The licensee of Little Jack Horner in Coogee is facing almost $24,000 in fines and legal costs after being convicted for the unauthorised operation of his business as a bar.
In Downing Centre Local Court on 20 March, Brenton McHatton pleaded not guilty to two offences relating to selling and supplying liquor contrary to authority. He was found guilty, convicted, fined $12,000 and ordered to pay $11,300 in legal costs.
A Liquor & Gaming NSW investigation found the business, which at the time was only authorised to operate as a restaurant, was trading as a bar.
On 23 December 2017 and 10 February 2018, patrons entering the venue were not invited to dine or directed to tables.Most patrons were seen standing and drinking alcohol bought directly from the bar, with minimal food being served.
Mr McHatton held a liquor licence for an on premises restaurant with a primary service authorisation. This allows a licensed restaurant to sell and supply alcohol to customers without meals, but only if it operates primarily as a restaurant at all times of the day or night, where serving meals is always the main focus.

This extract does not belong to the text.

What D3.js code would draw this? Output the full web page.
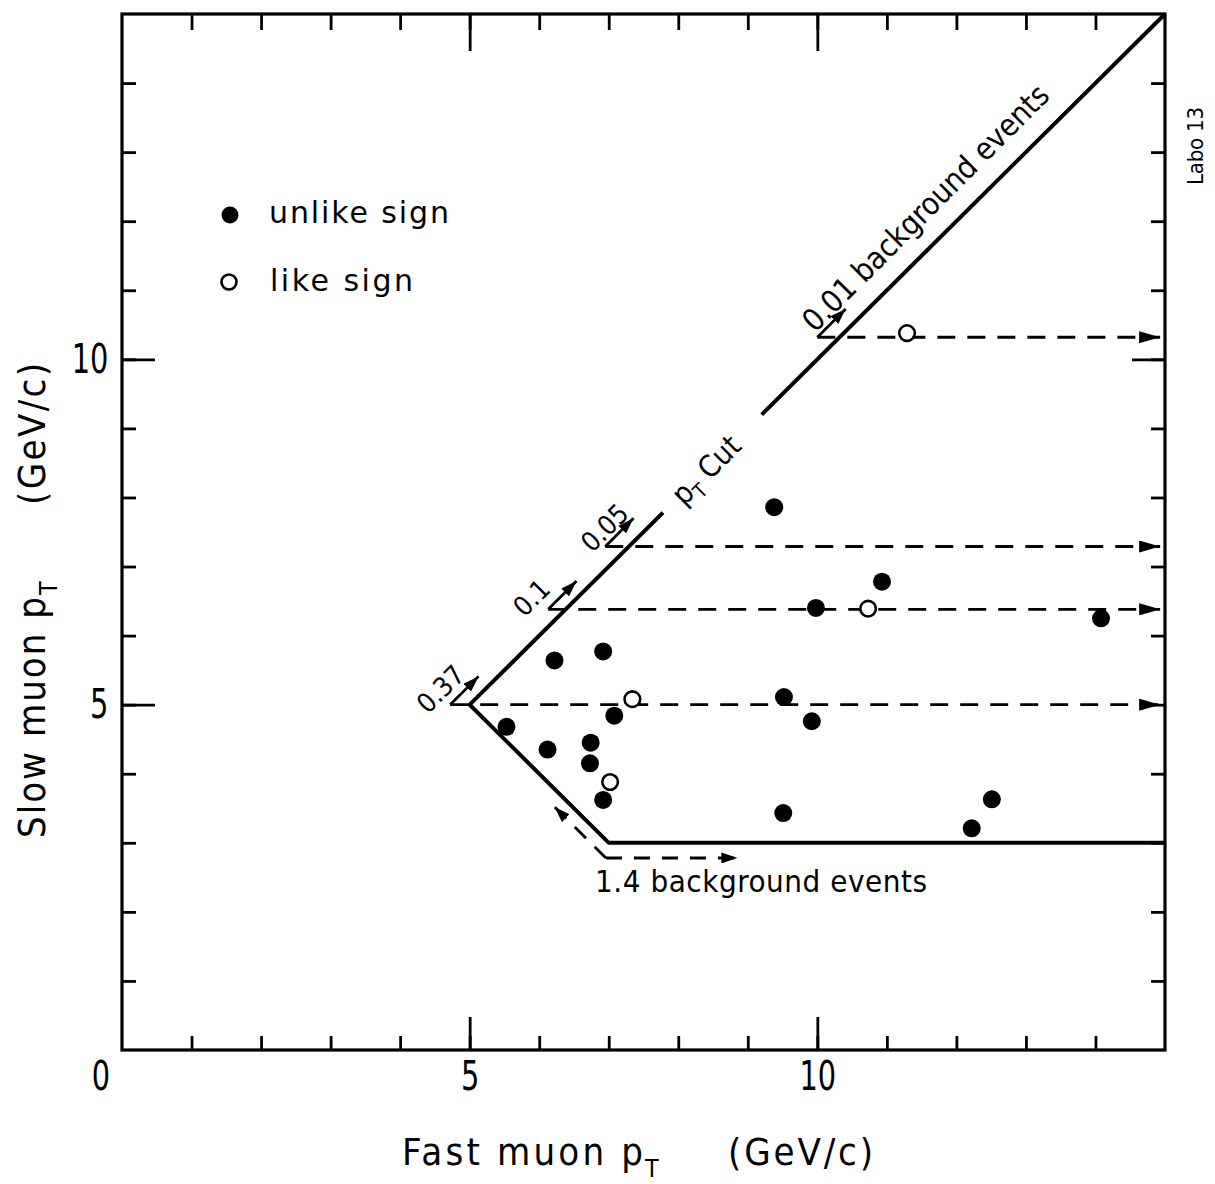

Magistrate Susan McIntyre found that at the time of both offences, Little Jack Horner was operating for the primary purpose of serving alcohol and its capacity to prepare and serve food to the public at any time was not enough to fulfil licensing requirements.

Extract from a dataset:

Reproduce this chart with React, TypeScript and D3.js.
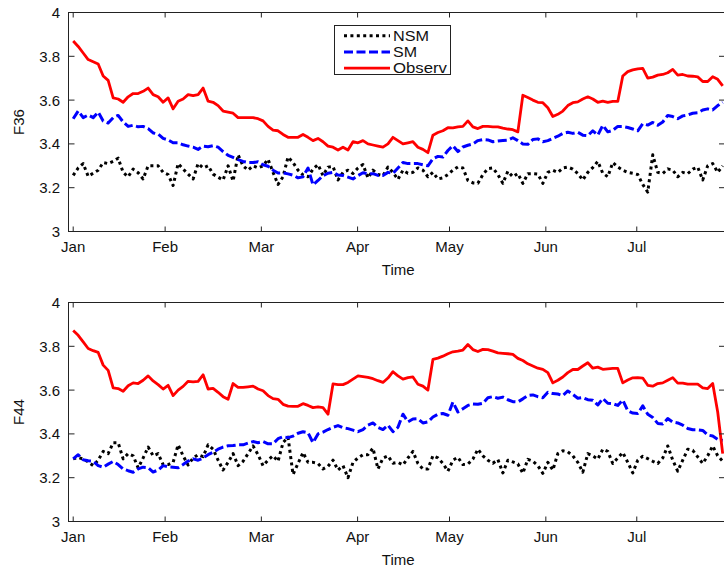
import * as d3 from "d3";

// sample index -> one value every ~5 px along the time axis
const monthLabels = ["Jan", "Feb", "Mar", "Apr", "May", "Jun", "Jul"];
const monthPos = [0, 18.4, 37.66, 56.92, 75.32, 94.6, 112.8];
const yTicks = [3, 3.2, 3.4, 3.6, 3.8, 4];

// panel F36
const nsm36 = [
  3.256, 3.29, 3.31, 3.252, 3.266, 3.28, 3.315, 3.31, 3.32, 3.335, 3.27, 3.25, 3.285, 3.268, 3.24, 3.3, 3.3, 3.3, 3.27, 3.26,
  3.21, 3.31, 3.285, 3.262, 3.24, 3.31, 3.29, 3.3, 3.262, 3.248, 3.235, 3.3, 3.23, 3.35, 3.3, 3.28,
  3.3, 3.29, 3.3, 3.33, 3.27, 3.215, 3.25, 3.34, 3.315, 3.28, 3.258, 3.25, 3.285, 3.305, 3.256, 3.294, 3.297, 3.235, 3.27, 3.28,
  3.265, 3.29, 3.306, 3.245, 3.28, 3.26, 3.255, 3.294, 3.27, 3.238, 3.28, 3.266, 3.27, 3.29, 3.28, 3.25, 3.27, 3.24, 3.245, 3.26,
  3.28, 3.295, 3.29, 3.233, 3.222, 3.22,
  3.26, 3.287, 3.29, 3.26, 3.22, 3.275, 3.25, 3.265, 3.22, 3.264, 3.264, 3.262, 3.22, 3.27, 3.28, 3.27, 3.29, 3.294, 3.285, 3.265,
  3.235, 3.27, 3.292, 3.32, 3.266, 3.25, 3.315, 3.295, 3.28, 3.27, 3.266, 3.26, 3.215, 3.18, 3.35, 3.27, 3.265, 3.286, 3.28, 3.25,
  3.27, 3.264, 3.285, 3.294, 3.235, 3.3, 3.31, 3.27, 3.3,
];
const sm36 = [
  3.515, 3.55, 3.52, 3.532, 3.52, 3.545, 3.505, 3.495, 3.52, 3.53, 3.5, 3.48, 3.485, 3.478, 3.48, 3.47, 3.45, 3.445, 3.425, 3.418,
  3.405, 3.405, 3.396, 3.39, 3.385, 3.375, 3.39, 3.387, 3.392, 3.385, 3.365, 3.348, 3.338, 3.328, 3.32, 3.315,
  3.315, 3.318, 3.305, 3.298, 3.28, 3.267, 3.268, 3.263, 3.257, 3.245, 3.25, 3.29, 3.213, 3.233, 3.255, 3.266, 3.27, 3.258, 3.256, 3.248,
  3.24, 3.255, 3.268, 3.264, 3.264, 3.256, 3.256, 3.27, 3.265, 3.29, 3.315, 3.31, 3.31, 3.31, 3.305, 3.3, 3.332, 3.343, 3.34, 3.37,
  3.392, 3.365, 3.386, 3.394, 3.4, 3.415,
  3.42, 3.418, 3.41, 3.413, 3.415, 3.417, 3.428, 3.415, 3.4, 3.398, 3.42, 3.423, 3.41, 3.415, 3.425, 3.435, 3.448, 3.453, 3.448, 3.453,
  3.44, 3.438, 3.46, 3.44, 3.485, 3.455, 3.462, 3.48, 3.48, 3.475, 3.468, 3.46, 3.492, 3.486, 3.498, 3.485, 3.5, 3.53, 3.525, 3.515,
  3.528, 3.532, 3.54, 3.542, 3.555, 3.56, 3.555, 3.575, 3.59,
];
const obs36 = [
  3.87, 3.845, 3.815, 3.785, 3.775, 3.765, 3.71, 3.69, 3.61, 3.605, 3.59, 3.615, 3.63, 3.63, 3.64, 3.655, 3.625, 3.615, 3.59, 3.61,
  3.56, 3.595, 3.605, 3.625, 3.62, 3.625, 3.655, 3.595, 3.59, 3.575, 3.55, 3.545, 3.54, 3.52, 3.52, 3.52,
  3.52, 3.515, 3.505, 3.48, 3.463, 3.46, 3.443, 3.43, 3.43, 3.43, 3.443, 3.43, 3.415, 3.425, 3.41, 3.39, 3.385, 3.372, 3.385, 3.372,
  3.41, 3.405, 3.415, 3.4, 3.395, 3.39, 3.385, 3.4, 3.43, 3.415, 3.4, 3.405, 3.41, 3.385, 3.375, 3.36, 3.44, 3.452, 3.46, 3.474,
  3.473, 3.478, 3.48, 3.505, 3.478, 3.47,
  3.48, 3.48, 3.478, 3.478, 3.472, 3.468, 3.465, 3.455, 3.622, 3.612, 3.6, 3.59, 3.588, 3.565, 3.525, 3.535, 3.55, 3.575, 3.588, 3.592,
  3.605, 3.615, 3.605, 3.59, 3.595, 3.59, 3.594, 3.594, 3.71, 3.73, 3.738, 3.743, 3.745, 3.7, 3.705, 3.714, 3.717, 3.725, 3.74, 3.714,
  3.717, 3.71, 3.709, 3.706, 3.685, 3.685, 3.707, 3.695, 3.665,
];

// panel F44
const nsm44 = [
  3.286, 3.292, 3.285, 3.272, 3.255, 3.28, 3.32, 3.31, 3.36, 3.36, 3.286, 3.31, 3.3, 3.245, 3.29, 3.34, 3.3, 3.31, 3.26, 3.26,
  3.27, 3.35, 3.3, 3.258, 3.29, 3.305, 3.296, 3.35, 3.33, 3.28, 3.235, 3.27, 3.31, 3.255, 3.275, 3.31,
  3.345, 3.305, 3.255, 3.28, 3.3, 3.275, 3.36, 3.385, 3.215, 3.265, 3.315, 3.27, 3.27, 3.265, 3.24, 3.252, 3.28, 3.235, 3.255, 3.2,
  3.27, 3.29, 3.305, 3.305, 3.335, 3.24, 3.29, 3.3, 3.266, 3.27, 3.258, 3.29, 3.32, 3.265, 3.24, 3.24, 3.3, 3.29, 3.265, 3.23,
  3.28, 3.293, 3.26, 3.262, 3.285, 3.33,
  3.3, 3.28, 3.266, 3.283, 3.222, 3.28, 3.272, 3.263, 3.22, 3.284, 3.275, 3.255, 3.22, 3.27, 3.235, 3.31, 3.323, 3.318, 3.3, 3.27,
  3.225, 3.31, 3.3, 3.285, 3.33, 3.32, 3.265, 3.29, 3.315, 3.27, 3.222, 3.28, 3.298, 3.287, 3.275, 3.265, 3.29, 3.345, 3.28, 3.23,
  3.28, 3.33, 3.325, 3.295, 3.265, 3.3, 3.345, 3.3, 3.275,
];
const sm44 = [
  3.286, 3.305, 3.282, 3.277, 3.275, 3.255, 3.248, 3.262, 3.274, 3.26, 3.24, 3.232, 3.225, 3.24, 3.248, 3.246, 3.226, 3.235, 3.255, 3.25,
  3.248, 3.245, 3.26, 3.276, 3.286, 3.28, 3.29, 3.305, 3.316, 3.33, 3.34, 3.346, 3.347, 3.35, 3.35, 3.358,
  3.365, 3.36, 3.365, 3.355, 3.355, 3.378, 3.387, 3.383, 3.39, 3.403, 3.41, 3.405, 3.36, 3.4, 3.408, 3.42, 3.43, 3.438, 3.428, 3.424,
  3.417, 3.41, 3.42, 3.44, 3.45, 3.43, 3.42, 3.44, 3.41, 3.43, 3.49, 3.455, 3.468, 3.469, 3.45, 3.455, 3.477, 3.49, 3.493, 3.485,
  3.545, 3.5, 3.515, 3.53, 3.537, 3.535,
  3.54, 3.565, 3.57, 3.563, 3.568, 3.556, 3.547, 3.546, 3.56, 3.575, 3.578, 3.57, 3.565, 3.59, 3.584, 3.582, 3.575, 3.596, 3.58, 3.563,
  3.566, 3.556, 3.554, 3.532, 3.562, 3.54, 3.538, 3.53, 3.555, 3.505, 3.495, 3.493, 3.528, 3.49, 3.475, 3.448, 3.445, 3.47, 3.454, 3.45,
  3.44, 3.425, 3.419, 3.419, 3.416, 3.395, 3.39, 3.375, 3.37,
];
const obs44 = [
  3.872, 3.85, 3.82, 3.79, 3.78, 3.772, 3.714, 3.69, 3.61, 3.607, 3.595, 3.62, 3.633, 3.63, 3.645, 3.665, 3.642, 3.625, 3.605, 3.622,
  3.575, 3.6, 3.617, 3.64, 3.638, 3.64, 3.67, 3.605, 3.608, 3.59, 3.57, 3.558, 3.63, 3.612, 3.612, 3.615,
  3.618, 3.605, 3.597, 3.575, 3.561, 3.558, 3.535, 3.527, 3.526, 3.526, 3.538, 3.53, 3.52, 3.523, 3.52, 3.49, 3.628, 3.625, 3.625, 3.635,
  3.65, 3.665, 3.662, 3.658, 3.652, 3.643, 3.635, 3.655, 3.684, 3.665, 3.65, 3.657, 3.66, 3.627, 3.618, 3.6, 3.74, 3.746, 3.755, 3.766,
  3.775, 3.778, 3.783, 3.808, 3.785, 3.776,
  3.786, 3.785, 3.778, 3.77, 3.768, 3.766, 3.763, 3.745, 3.735, 3.72, 3.71, 3.7, 3.695, 3.68, 3.633, 3.645, 3.66, 3.68, 3.694, 3.694,
  3.71, 3.725, 3.7, 3.705, 3.695, 3.697, 3.699, 3.699, 3.633, 3.646, 3.656, 3.657, 3.655, 3.622, 3.618, 3.63, 3.633, 3.645, 3.657, 3.632,
  3.632, 3.627, 3.627, 3.627, 3.61, 3.607, 3.63, 3.5, 3.31,
];

const seriesNames = ["NSM", "SM", "Observ"];
const seriesColors = ["#000000", "#0000ff", "#ff0000"];
const seriesDash = ["3,3.4", "9,3.5", null];
const seriesWidth = [3, 3, 2.8];

const FONT = "'Liberation Sans', Arial, Helvetica, sans-serif";
const left = 68.5;
const right = 725;

const Panel = ({ top, bottom, label, data, legend }) => {
  const x = d3.scaleLinear().domain([-0.94, 130.46]).range([left, right]);
  const y = d3.scaleLinear().domain([3, 4]).range([bottom, top]);
  const line = d3.line().x((d, i) => x(i)).y(d => y(d));
  const clipId = "clip-" + label;
  const midX = (left + right) / 2;

  return (
    <g>
      <defs>
        <clipPath id={clipId}>
          <rect x={left} y={top} width={right - left} height={bottom - top} />
        </clipPath>
      </defs>
      {/* lines */}
      <g clipPath={`url(#${clipId})`}>
        {data.map((s, k) => (
          <path key={k} d={line(s)} fill="none" stroke={seriesColors[k]} strokeWidth={seriesWidth[k]}
            strokeDasharray={seriesDash[k] || undefined} strokeLinejoin="round" />
        ))}
      </g>
      {/* box */}
      <rect x={left} y={top} width={right - left} height={bottom - top} fill="none" stroke="#222" strokeWidth={1} />
      {/* y ticks */}
      {yTicks.map(t => (
        <g key={t}>
          <line x1={left} x2={left + 6} y1={y(t)} y2={y(t)} stroke="#222" />
          <line x1={right - 6} x2={right} y1={y(t)} y2={y(t)} stroke="#222" />
          <text x={60} y={y(t) + 5.4} textAnchor="end" fontSize={15} fontFamily={FONT} fill="#111">
            {String(t)}
          </text>
        </g>
      ))}
      {/* x ticks */}
      {monthPos.map((p, k) => (
        <g key={k}>
          <line x1={x(p)} x2={x(p)} y1={bottom} y2={bottom - 5} stroke="#222" />
          <line x1={x(p)} x2={x(p)} y1={top} y2={top + 5} stroke="#222" />
          <text x={x(p)} y={bottom + 20} textAnchor="middle" fontSize={15} fontFamily={FONT} fill="#111">
            {monthLabels[k]}
          </text>
        </g>
      ))}
      <text x={midX + 1.5} y={bottom + 43.5} textAnchor="middle" fontSize={15} fontFamily={FONT} fill="#111">Time</text>
      <text transform={`translate(23.5,${(top + bottom) / 2}) rotate(-90)`} textAnchor="middle" fontSize={15}
        fontFamily={FONT} fill="#111">{label}</text>
      {legend && (
        <g>
          <rect x={334.5} y={25.5} width={116} height={49} fill="#fff" stroke="#222" />
          {seriesNames.map((n, k) => {
            const base = 40.8 + k * 16.2;
            const widths = [36, 24, 54];
            return (
              <g key={n}>
                <line x1={344} x2={390} y1={base - 5} y2={base - 5} stroke={seriesColors[k]} strokeWidth={seriesWidth[k]}
                  strokeDasharray={seriesDash[k] || undefined} />
                <text x={393} y={base} fontSize={14.5} fontFamily={FONT} fill="#111"
                  textLength={widths[k]} lengthAdjust="spacingAndGlyphs">{n}</text>
              </g>
            );
          })}
        </g>
      )}
    </g>
  );
};

export default function App() {
  return (
    <svg width={724} height={569} style={{ position: "absolute", left: 0, top: 0, background: "#fff" }}>
      <rect width={724} height={569} fill="#fff" />
      <Panel top={12.5} bottom={231.5} label="F36" data={[nsm36, sm36, obs36]} legend />
      <Panel top={302.5} bottom={521.5} label="F44" data={[nsm44, sm44, obs44]} legend={false} />
    </svg>
  );
}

Her Honour said the venue “had to be a restaurant, start to finish, morning to night, every hour” and it was not up to Mr McHatton to “pick and choose when it operates as a restaurant or not.”
Liquor & Gaming NSW’s Director of Compliance Operations, Sean Goodchild, said the case highlights the risks associated where restaurants effectively morph into nightclubs or bars.
“We have investigated several recent cases where a venue with a restaurant licence has transformed into a nightclub or bar,” he said.
“These business models have a far greater risk of alcohol-related harm.
“Restaurants seeking to change their business model to become a nightclub or bar can apply to Liquor & Gaming NSW which can then properly consider all relevant issues.”
The licensee has updated the licence since the time the offences so the current licence better reflects the actual operation of the venue. He has appealed the decision of the Local Court Magistrate to the District Court of NSW.